-------- Dataset records --------
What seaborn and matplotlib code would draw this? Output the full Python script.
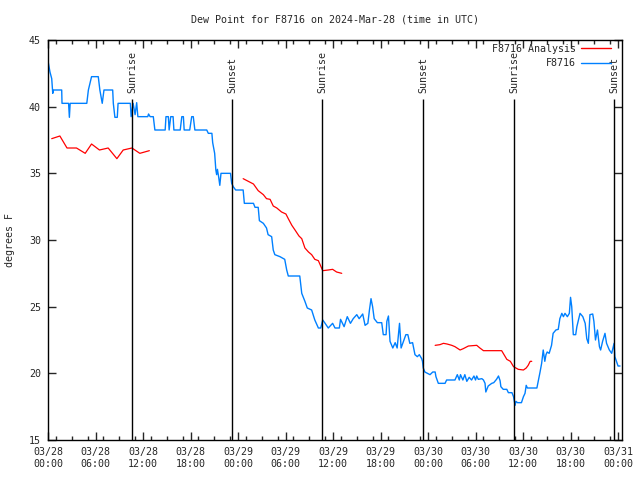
import numpy as np
import pandas as pd
import matplotlib
matplotlib.use("Agg")
import matplotlib.pyplot as plt
import matplotlib.dates as mdates
from matplotlib.lines import Line2D
import seaborn as sns

start = pd.Timestamp("2024-03-28 00:00")

# Observed dew point (hours since start, degF)
obs_hours = [0.04, 0.25, 0.47, 0.6, 0.7, 1.73, 1.77, 2.6, 2.7, 2.8, 4.9, 5.1, 5.5, 6.35, 6.55, 6.85,
             7.07, 8.17, 8.25, 8.45, 8.75, 8.85, 10.4, 10.5, 10.75, 11.0, 11.2, 11.35, 12.6, 12.7,
             12.9, 13.3, 13.5, 14.8, 14.9, 15.2, 15.3, 15.5, 15.8, 15.9, 16.7, 16.9, 17.1, 17.2,
             17.9, 18.15, 18.35, 18.55, 20.05, 20.25, 20.7, 20.8, 21.05, 21.2, 21.3, 21.4, 21.55,
             21.7, 21.85, 23.05, 23.2, 23.4, 23.7, 24.65, 24.8, 25.95, 26.15, 26.55, 26.7, 27.2,
             27.6, 27.8, 28.25, 28.45, 28.65, 29.3, 29.9, 30.15, 30.35, 31.8, 32.05, 32.45, 32.75,
             33.3, 33.7, 34.15, 34.45, 34.7, 35.0, 35.4, 35.95, 36.25, 36.8, 36.95, 37.4, 37.8,
             38.2, 38.55, 39.0, 39.3, 39.75, 40.05, 40.4, 40.6, 40.8, 41.0, 41.2, 41.6, 42.15,
             42.35, 42.7, 42.8, 43.0, 43.2, 43.55, 43.85, 44.1, 44.4, 44.6, 44.9, 45.2, 45.45,
             45.7, 46.05, 46.35, 46.65, 46.9, 47.2, 47.3, 47.4, 47.6, 48.25, 48.6, 48.9, 49.0,
             49.3, 50.15, 50.35, 51.2, 51.4, 51.7, 51.95, 52.1, 52.4, 52.65, 52.9, 53.2, 53.5,
             53.8, 54.0, 54.15, 54.35, 54.8, 55.0, 55.2, 55.3, 55.6, 56.05, 56.3, 56.65, 56.9,
             57.1, 57.2, 57.5, 57.95, 58.15, 58.6, 58.8, 59.0, 59.1, 59.3, 59.8, 60.05, 60.25,
             60.4, 60.55, 61.75, 61.95, 62.15, 62.35, 62.55, 62.75, 62.9, 63.05, 63.3, 63.6,
             63.8, 64.15, 64.45, 64.65, 64.9, 65.1, 65.3, 65.6, 65.85, 66.0, 66.15, 66.35, 66.65,
             66.8, 67.0, 67.2, 67.55, 67.85, 68.05, 68.25, 68.45, 68.8, 68.95, 69.15, 69.4,
             69.65, 69.8, 70.05, 70.35, 70.55, 70.9, 71.2, 71.5, 71.6, 71.8, 72.0, 72.25]
obs_values = [43.3, 42.6, 42.1, 41.0, 41.25, 41.25, 40.25, 40.25, 39.2, 40.25, 40.25, 41.25, 42.25,
              42.25, 41.25, 40.25, 41.25, 41.25, 40.25, 39.2, 39.2, 40.25, 40.25, 39.25, 40.25,
              39.4, 40.3, 39.25, 39.25, 39.45, 39.25, 39.25, 38.25, 38.25, 39.25, 39.25, 38.25,
              39.25, 39.25, 38.25, 38.25, 39.25, 39.25, 38.25, 38.25, 39.25, 39.25, 38.25, 38.25,
              38.0, 38.0, 37.3, 36.5, 35.25, 34.9, 35.3, 34.75, 34.1, 35.0, 35.0, 34.25, 34.0,
              33.75, 33.75, 32.75, 32.75, 32.45, 32.45, 31.45, 31.25, 30.9, 30.4, 30.25, 29.25,
              28.9, 28.75, 28.55, 27.75, 27.3, 27.3, 26.0, 25.4, 24.9, 24.75, 24.0, 23.4, 23.4,
              24.0, 23.75, 23.4, 23.75, 23.4, 23.4, 24.05, 23.5, 24.25, 23.75, 24.1, 24.4, 24.1,
              24.45, 23.6, 23.75, 24.75, 25.6, 25.0, 24.1, 23.8, 23.8, 22.9, 22.9, 23.9, 24.3,
              22.4, 21.9, 22.3, 21.9, 23.75, 21.9, 22.4, 22.9, 22.9, 22.25, 22.3, 21.4, 21.25,
              21.4, 21.1, 20.9, 20.4, 20.1, 19.9, 20.1, 20.1, 19.75, 19.25, 19.25, 19.5, 19.5,
              19.5, 19.9, 19.5, 19.9, 19.5, 19.9, 19.4, 19.7, 19.5, 19.8, 19.5, 19.8, 19.55,
              19.6, 19.5, 19.25, 18.6, 19.05, 19.25, 19.3, 19.55, 19.8, 19.45, 19.0, 18.8, 18.8,
              18.55, 18.55, 18.25, 17.6, 17.9, 17.8, 17.8, 18.25, 18.5, 19.1, 18.9, 18.9, 19.5,
              20.1, 20.75, 21.75, 20.9, 21.4, 21.6, 21.5, 22.1, 23.0, 23.25, 23.3, 24.1, 24.5,
              24.25, 24.5, 24.25, 24.5, 25.7, 25.0, 22.9, 22.9, 23.5, 24.0, 24.5, 24.25, 23.75,
              22.6, 22.25, 24.4, 24.45, 23.9, 22.5, 23.25, 22.0, 21.75, 22.4, 23.0, 22.25, 21.75,
              21.5, 22.25, 21.25, 20.9, 20.55, 20.55]

# Analysis dew point, three separate runs
ana1_hours = [0.47, 1.5, 2.4, 3.6, 4.7, 5.5, 6.5, 7.6, 8.7, 9.5, 10.6, 11.6, 12.8]
ana1_values = [37.6, 37.8, 36.9, 36.9, 36.5, 37.2, 36.75, 36.9, 36.1, 36.75, 36.9, 36.5, 36.7]
ana2_hours = [24.65, 25.3, 25.95, 26.55, 27.2, 27.6, 28.05, 28.45, 28.9, 29.5, 30.05, 30.35, 30.8,
              31.2, 31.7, 32.05, 32.45, 32.9, 33.3, 33.7, 34.15, 34.7, 35.4, 35.95, 36.45, 37.1]
ana2_values = [34.6, 34.4, 34.2, 33.7, 33.4, 33.1, 33.05, 32.55, 32.4, 32.1, 31.95, 31.6, 31.1,
               30.75, 30.3, 30.1, 29.4, 29.1, 28.9, 28.55, 28.45, 27.7, 27.75, 27.8, 27.6, 27.5]
ana3_hours = [48.9, 49.5, 49.95, 50.4, 51.0, 51.4, 52.05, 52.45, 53.1, 54.15, 54.55, 55.0, 55.6,
              57.3, 57.6, 57.95, 58.4, 58.8, 59.4, 60.05, 60.4, 60.65, 60.9, 61.1]
ana3_values = [22.1, 22.15, 22.25, 22.2, 22.1, 22.0, 21.75, 21.85, 22.05, 22.1, 21.9, 21.7, 21.7,
               21.7, 21.4, 21.05, 20.9, 20.5, 20.3, 20.25, 20.4, 20.6, 20.9, 20.9]

sunrise_hours = [10.6, 34.65, 58.85]
sunset_hours = [23.25, 47.35, 71.5]

title = "Dew Point for F8716 on 2024-Mar-28 (time in UTC)"
ylabel = "degrees F"
obs_label = "F8716"
ana_label = "F8716 Analysis"

obs_color = "#0080ff"
ana_color = "#ff0000"
FS = 7.2


def to_time(hours):
    return start + pd.to_timedelta(np.asarray(hours, dtype=float), unit="h")


sns.set_style("ticks")
plt.rcParams["font.family"] = ["DejaVu Sans Mono", "DejaVu Sans"]

fig = plt.figure(figsize=(6.4, 4.8), dpi=100)
ax = fig.add_axes([48 / 640, 40 / 480, 574 / 640, 400 / 480])

obs_df = pd.DataFrame({"time": to_time(obs_hours), "value": obs_values})
sns.lineplot(data=obs_df, x="time", y="value", ax=ax, color=obs_color, lw=1.0,
             estimator=None, sort=False, legend=False)

for hrs, vals in [(ana1_hours, ana1_values), (ana2_hours, ana2_values), (ana3_hours, ana3_values)]:
    df = pd.DataFrame({"time": to_time(hrs), "value": vals})
    sns.lineplot(data=df, x="time", y="value", ax=ax, color=ana_color, lw=0.9,
                 estimator=None, sort=False, legend=False)

# Sunrise / sunset markers
for hrs, name in [(sunrise_hours, "Sunrise"), (sunset_hours, "Sunset")]:
    times = to_time(hrs)
    ax.vlines(times, 15, 40.6, color="black", lw=1.0)
    for t in times:
        ax.text(t, 41.0, name, rotation=90, ha="center", va="bottom", fontsize=FS)

ax.set_xlim(start, start + pd.Timedelta(hours=72.5))
ax.set_ylim(15, 45)
ax.set_yticks([15, 20, 25, 30, 35, 40, 45])
ax.xaxis.set_major_locator(mdates.HourLocator(byhour=[0, 6, 12, 18]))
ax.xaxis.set_minor_locator(mdates.HourLocator(interval=2))
ax.xaxis.set_major_formatter(mdates.DateFormatter("%m/%d\n%H:%M"))
ax.tick_params(axis="both", which="major", direction="in", length=6, width=1,
               top=True, right=True, labelsize=FS, pad=5)
ax.tick_params(axis="x", which="minor", direction="in", length=3, width=1, top=True)
for s in ax.spines.values():
    s.set_linewidth(1.0)
    s.set_color("black")

ax.set_xlabel("")
ax.set_ylabel(ylabel, fontsize=FS, labelpad=10)
fig.text(335 / 640, 1 - 19 / 480, title, ha="center", va="center", fontsize=FS)

handles = [Line2D([], [], color=ana_color, lw=1.0), Line2D([], [], color=obs_color, lw=1.0)]
ax.legend(handles, [ana_label, obs_label], loc="upper right",
          bbox_to_anchor=((611 - 48) / 574, (440 - 44) / 400), frameon=False,
          markerfirst=False, fontsize=FS, handlelength=3.0, handletextpad=0.5,
          labelspacing=0.45, borderaxespad=0, borderpad=0)

fig.savefig("out.png", dpi=100)
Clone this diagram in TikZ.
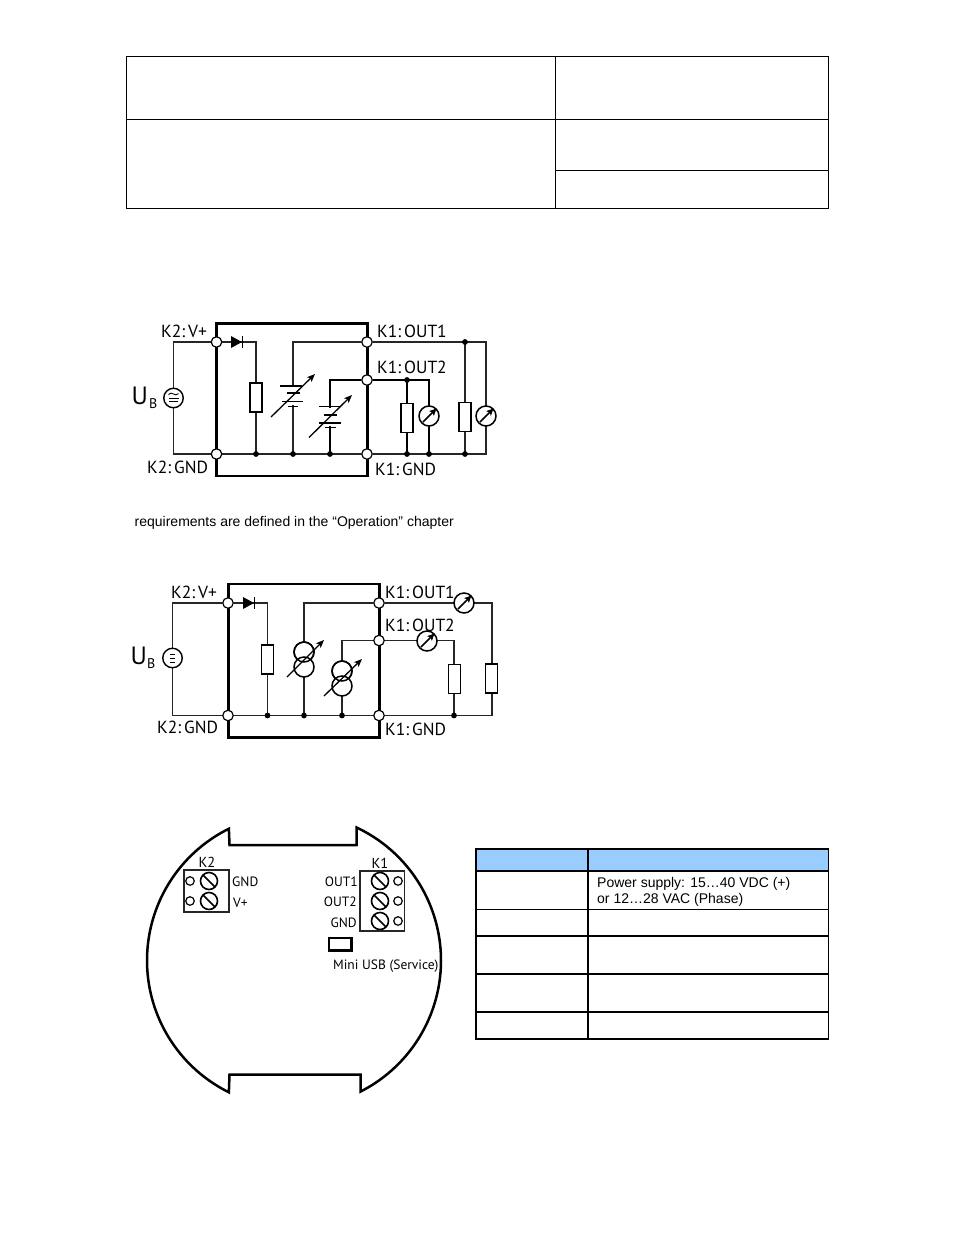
--------
* What to produce
Wherever a line in the data above holds "seaborn", copy that line.

* Exercise answer
What seaborn and matplotlib code would draw this? Output the full Python script.
import seaborn as sns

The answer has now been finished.